Stress-Test the Plan, Not Just the Model

Stress-Test the Plan, Not Just the Model

Stack Research
research engineering

Before an agent acts, force its plan through a thousand bad futures. Ship what survives.

AI systems are built to produce the next answer. The better question is whether that answer still works when things go wrong.

A wind tunnel doesn’t predict the weather. It pushes a design through controlled turbulence to find where it breaks. Agent decisions should get the same treatment: fork the near future into hostile variants and see what survives.

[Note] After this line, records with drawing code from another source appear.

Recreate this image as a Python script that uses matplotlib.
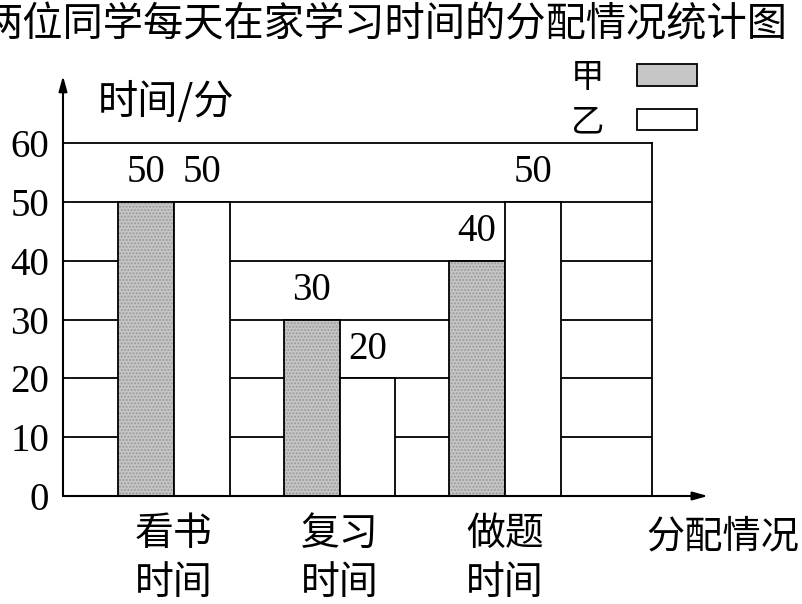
import numpy as np
import matplotlib.pyplot as plt
from matplotlib.patches import Patch

plt.rcParams['font.family'] = ['Noto Sans CJK SC', 'DejaVu Sans']

categories = ['看书\n时间', '复习\n时间', '做题\n时间']
jia = [50, 30, 40]
yi = [50, 20, 50]
yticks = [0, 10, 20, 30, 40, 50, 60]

num_font = 'Liberation Serif'
w = 0.338
x = np.arange(len(categories))

fig = plt.figure(figsize=(8.03, 6.04), dpi=100)
ax = fig.add_axes([63/803, 108/604, 589/803, 353/604])

# grid lines sit behind the bars
for t in yticks[1:-1]:
    ax.axhline(t, color='black', lw=1.3, zorder=1)

# jia: gray stipple
ax.bar(x - w/2, jia, w, color='#c6c6c6', edgecolor='#9a9a9a', hatch='.....',
       lw=0, zorder=2)
ax.bar(x - w/2, jia, w, facecolor='none', edgecolor='black', lw=1.3, zorder=3)
ax.bar(x + w/2, yi, w, color='white', edgecolor='black', lw=1.3, zorder=3)

for xi, v in zip(x - w/2, jia):
    ax.text(xi, v + 1.8, str(v), ha='center', va='bottom', fontsize=28,
            family=num_font)
for xi, v in zip(x + w/2, yi):
    ax.text(xi, v + 1.8, str(v), ha='center', va='bottom', fontsize=28,
            family=num_font)

ax.set_xlim(-0.671, 2.888)
ax.set_ylim(0, 60)
ax.set_yticks(yticks)
ax.set_yticklabels([str(t) for t in yticks], family=num_font, fontsize=28)
ax.set_xticks(x)
ax.set_xticklabels(categories, fontsize=28, linespacing=1.3)
ax.tick_params(length=0)
ax.tick_params(axis='y', pad=10)
ax.tick_params(axis='x', pad=13)

for s in ['top', 'right']:
    ax.spines[s].set_linewidth(1.3)
ax.spines['left'].set_visible(False)
ax.spines['bottom'].set_visible(False)

# axes with arrows
ax.annotate('', xy=(0, 1.19), xytext=(0, 0), xycoords='axes fraction',
            arrowprops=dict(arrowstyle='-|>,head_length=0.9,head_width=0.25',
                            color='black', lw=1.5, shrinkA=0, shrinkB=0))
ax.annotate('', xy=(1.095, 0), xytext=(0, 0), xycoords='axes fraction',
            arrowprops=dict(arrowstyle='-|>,head_length=0.9,head_width=0.25',
                            color='black', lw=1.5, shrinkA=0, shrinkB=0))

ax.text(0.059, 1.116, '时间/分', transform=ax.transAxes, fontsize=29,
        va='center', ha='left')
ax.text(0.991, -0.117, '分配情况', transform=ax.transAxes, fontsize=27.5,
        va='center', ha='left')

fig.text(788/803, 1 - 25/604, '两位同学每天在家学习时间的分配情况统计图',
         ha='right', va='center', fontsize=29)

handles = [Patch(facecolor='#c6c6c6', edgecolor='black', lw=1.3),
           Patch(facecolor='white', edgecolor='black', lw=1.3)]
ax.legend(handles, ['甲', '乙'], loc='upper right',
          bbox_to_anchor=(714/803, 1 - 43/604), bbox_transform=fig.transFigure,
          frameon=False, markerfirst=False, fontsize=24, borderpad=0,
          handlelength=1.8, handleheight=0.6, handletextpad=1.0,
          labelspacing=0.3)

fig.savefig('out.png', dpi=100)
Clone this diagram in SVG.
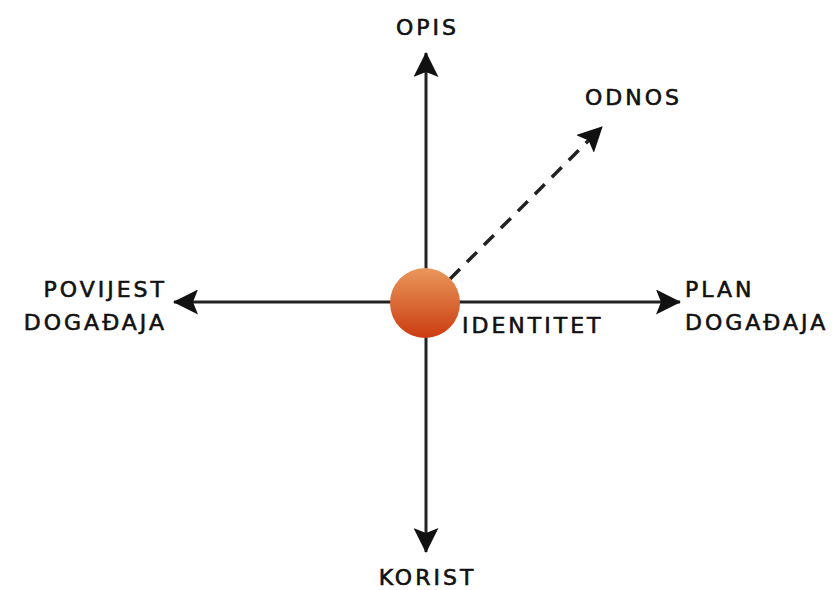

Instead of “what should we do next?” — ask “what keeps working if reality turns against us?”

How It Works

Before a high-impact action is approved, the system runs the proposed plan across many plausible bad futures:

  • A dependency fails 20 minutes early.
  • A credential rotates mid-workflow.
  • Two agents disagree on state freshness.
  • A “read-only” tool returns stale data.
  • A vendor API changes schema without notice.

The output isn’t a polished paragraph. It’s a failure map: which assumptions broke first, which actions couldn’t be undone, which constraints were violated, and which fallback path still completed safely.

Why This Matters

In operations, security, and governance, one robust plan beats one elegant answer. If the first surprise collapses the plan, the quality of the wording doesn’t matter.

Testing against hostile futures shifts the goal:

  • From “best answer” to “lowest regret.”
  • From single-path optimization to resilience under variation.
  • From persuasive output to auditable breakpoints.

This matters because real systems don’t fail all at once. They fail at weak seams under pressure.

What to Build

A practical version needs five components:

  1. State encoder. Convert live context into typed entities, constraints, and trust boundaries.
  2. Fork engine. Generate bounded counterfactual variants using explicit mutation rules.
  3. Policy runner. Replay candidate plans through tool mocks or sandboxed executors.
  4. Causal ledger. Record exact transition chains for every failed and successful branch.
  5. Decision contract. Produce a machine-readable output: allowed actions, blocked actions, and reversal cost.

Automation should execute the contract, not free-form text.

Example: Incident Triage

An agent proposes: isolate host, rotate token, restart service, close incident. On the happy path, this looks right.

Now fork the environment:

  • Token rotation API is delayed.
  • Host isolation succeeds but telemetry lags.
  • Restart triggers autoscaler churn.
  • A second related alert fires during step 3.

Score the plan by what actually matters:

  • Did it preserve evidence?
  • Did it avoid irreversible cleanup too early?
  • Did it depend on hidden assumptions about tool latency?
  • Did it still converge when event order changed?

Only recommend plans that stay safe across a threshold of hostile branches.

Measure It

  • Branch survival rate — percent of counterfactual branches where policy goals are met without violations.
  • Reversal cost — estimated cost to unwind wrong actions after new evidence arrives.
  • Assumption density — unstated assumptions required per action.
  • Cascade potential — how often local failures become cross-system failures.

The Hard Parts

Bad simulators create false confidence. Branch generation can explode combinatorially. Teams will skip simulation under delivery pressure. These are engineering problems, not reasons to avoid the approach.

The Point

The next useful step for agent systems isn’t smoother language. It’s stress-tested decisions.

Build systems that can show where they break, replay why they broke, and earn execution rights by surviving structured adversity.